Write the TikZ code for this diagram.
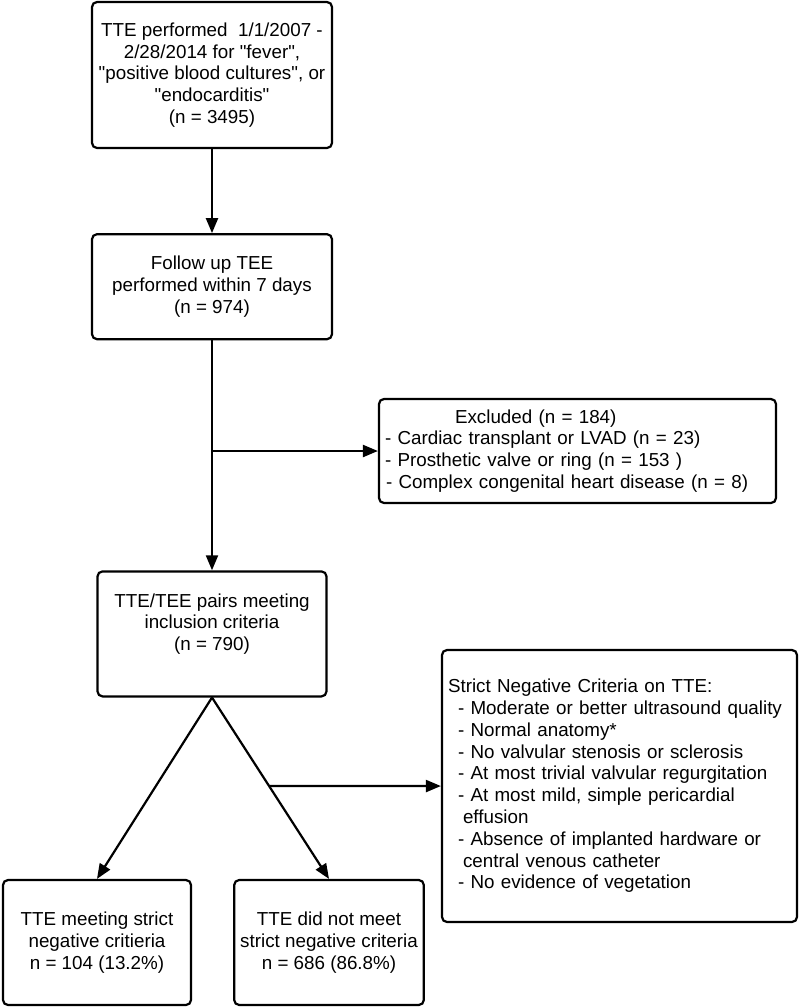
\documentclass[tikz,border=0pt]{standalone}
\usepackage{fontspec}
\setmainfont{Liberation Sans}[Ligatures=TeXOff]
\usepackage{tikz}
\usetikzlibrary{positioning,arrows.meta}

\begin{document}
\begin{tikzpicture}[every node/.style={align=center},
    stage/.style={draw, line width=2.2pt, rounded corners=5pt, inner sep=6pt, font=\fontsize{18.8}{21.8}\selectfont},
    >={Triangle[length=15pt,width=12pt]}]
      \useasboundingbox (0,0) rectangle (800pt,-1007pt);
      % Nodes
      \node[stage, minimum width=240pt, minimum height=146pt] (src) at (212pt,-75pt) {TTE performed \ 1/1/2007 -\\2/28/2014 for "fever",\\"positive blood cultures", or\\"endocarditis"\\(n = 3495)};
      \node[stage, below=84pt of src, minimum width=240pt, minimum height=105pt] (tee) {Follow up TEE\\performed within 7 days\\(n = 974)};
      \node[stage, below=230pt of tee, minimum width=229pt, minimum height=125pt] (incl) {TTE/TEE pairs meeting\\inclusion criteria\\(n = 790)\\[2pt]};
      \node[stage, text width=385pt, align=left, minimum height=104pt] (excl) at (577.5pt,-451pt) {\hspace*{70pt}Excluded (n = 184)\\- Cardiac transplant or LVAD (n = 23)\\- Prosthetic valve or ring (n = 153 )\\\hspace*{1pt}- Complex congenital heart disease (n = 8)};
      \node[stage, minimum width=188pt, minimum height=125pt] (neg) at (97pt,-942.5pt) {TTE meeting strict\\negative critieria\\n = 104 (13.2\%)};
      \node[stage, right=41pt of neg, minimum width=188pt, minimum height=125pt] (pos) {TTE did not meet\\strict negative criteria\\n = 686 (86.8\%)};
      \node[stage, text width=343pt, align=left, minimum height=272pt] (crit) at (619.5pt,-786pt) {Strict Negative Criteria on TTE:\\
        \hspace*{10pt}- Moderate or better ultrasound quality\\
        \hspace*{10pt}- Normal anatomy*\\
        \hspace*{10pt}- No valvular stenosis or sclerosis\\
        \hspace*{10pt}- At most trivial valvular regurgitation\\
        \hspace*{10pt}- At most mild, simple pericardial\\
        \hspace*{15pt}effusion\\
        \hspace*{10pt}- Absence of implanted hardware or\\
        \hspace*{15pt}central venous catheter\\
        \hspace*{10pt}- No evidence of vegetation};
      \coordinate (split) at (tee.south |- excl.west);
      \coordinate (branch) at (intersection of incl.south--pos.north and crit.west--crit.east);
      % Arrows
      \draw[line width=2.2pt, ->] (src) -- (tee);
      \draw[line width=2.2pt, ->] (tee) -- (incl);
      \draw[line width=2.2pt, ->] (split) -- (excl);
      \draw[line width=2.2pt, ->] (incl.south) -- (neg.north);
      \draw[line width=2.2pt, ->] (incl.south) -- (pos.north);
      \draw[line width=2.2pt, ->] (branch) -- (crit);
    \end{tikzpicture}
\end{document}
========
■ DIRECTIONS
Transcribe all of the material exactly, leaving out whatever pictures it contains.

■ SOLUTION FOR THIS PROBLEM
Write the TikZ code for this diagram.
\documentclass[tikz,border=0pt]{standalone}
\usepackage{fontspec}
\setmainfont{Liberation Sans}[Ligatures=TeXOff]
\usepackage{tikz}
\usetikzlibrary{positioning,arrows.meta}

\begin{document}
\begin{tikzpicture}[every node/.style={align=center},
    stage/.style={draw, line width=2.2pt, rounded corners=5pt, inner sep=6pt, font=\fontsize{18.8}{21.8}\selectfont},
    >={Triangle[length=15pt,width=12pt]}]
      \useasboundingbox (0,0) rectangle (800pt,-1007pt);
      % Nodes
      \node[stage, minimum width=240pt, minimum height=146pt] (src) at (212pt,-75pt) {TTE performed \ 1/1/2007 -\\2/28/2014 for "fever",\\"positive blood cultures", or\\"endocarditis"\\(n = 3495)};
      \node[stage, below=84pt of src, minimum width=240pt, minimum height=105pt] (tee) {Follow up TEE\\performed within 7 days\\(n = 974)};
      \node[stage, below=230pt of tee, minimum width=229pt, minimum height=125pt] (incl) {TTE/TEE pairs meeting\\inclusion criteria\\(n = 790)\\[2pt]};
      \node[stage, text width=385pt, align=left, minimum height=104pt] (excl) at (577.5pt,-451pt) {\hspace*{70pt}Excluded (n = 184)\\- Cardiac transplant or LVAD (n = 23)\\- Prosthetic valve or ring (n = 153 )\\\hspace*{1pt}- Complex congenital heart disease (n = 8)};
      \node[stage, minimum width=188pt, minimum height=125pt] (neg) at (97pt,-942.5pt) {TTE meeting strict\\negative critieria\\n = 104 (13.2\%)};
      \node[stage, right=41pt of neg, minimum width=188pt, minimum height=125pt] (pos) {TTE did not meet\\strict negative criteria\\n = 686 (86.8\%)};
      \node[stage, text width=343pt, align=left, minimum height=272pt] (crit) at (619.5pt,-786pt) {Strict Negative Criteria on TTE:\\
        \hspace*{10pt}- Moderate or better ultrasound quality\\
        \hspace*{10pt}- Normal anatomy*\\
        \hspace*{10pt}- No valvular stenosis or sclerosis\\
        \hspace*{10pt}- At most trivial valvular regurgitation\\
        \hspace*{10pt}- At most mild, simple pericardial\\
        \hspace*{15pt}effusion\\
        \hspace*{10pt}- Absence of implanted hardware or\\
        \hspace*{15pt}central venous catheter\\
        \hspace*{10pt}- No evidence of vegetation};
      \coordinate (split) at (tee.south |- excl.west);
      \coordinate (branch) at (intersection of incl.south--pos.north and crit.west--crit.east);
      % Arrows
      \draw[line width=2.2pt, ->] (src) -- (tee);
      \draw[line width=2.2pt, ->] (tee) -- (incl);
      \draw[line width=2.2pt, ->] (split) -- (excl);
      \draw[line width=2.2pt, ->] (incl.south) -- (neg.north);
      \draw[line width=2.2pt, ->] (incl.south) -- (pos.north);
      \draw[line width=2.2pt, ->] (branch) -- (crit);
    \end{tikzpicture}
\end{document}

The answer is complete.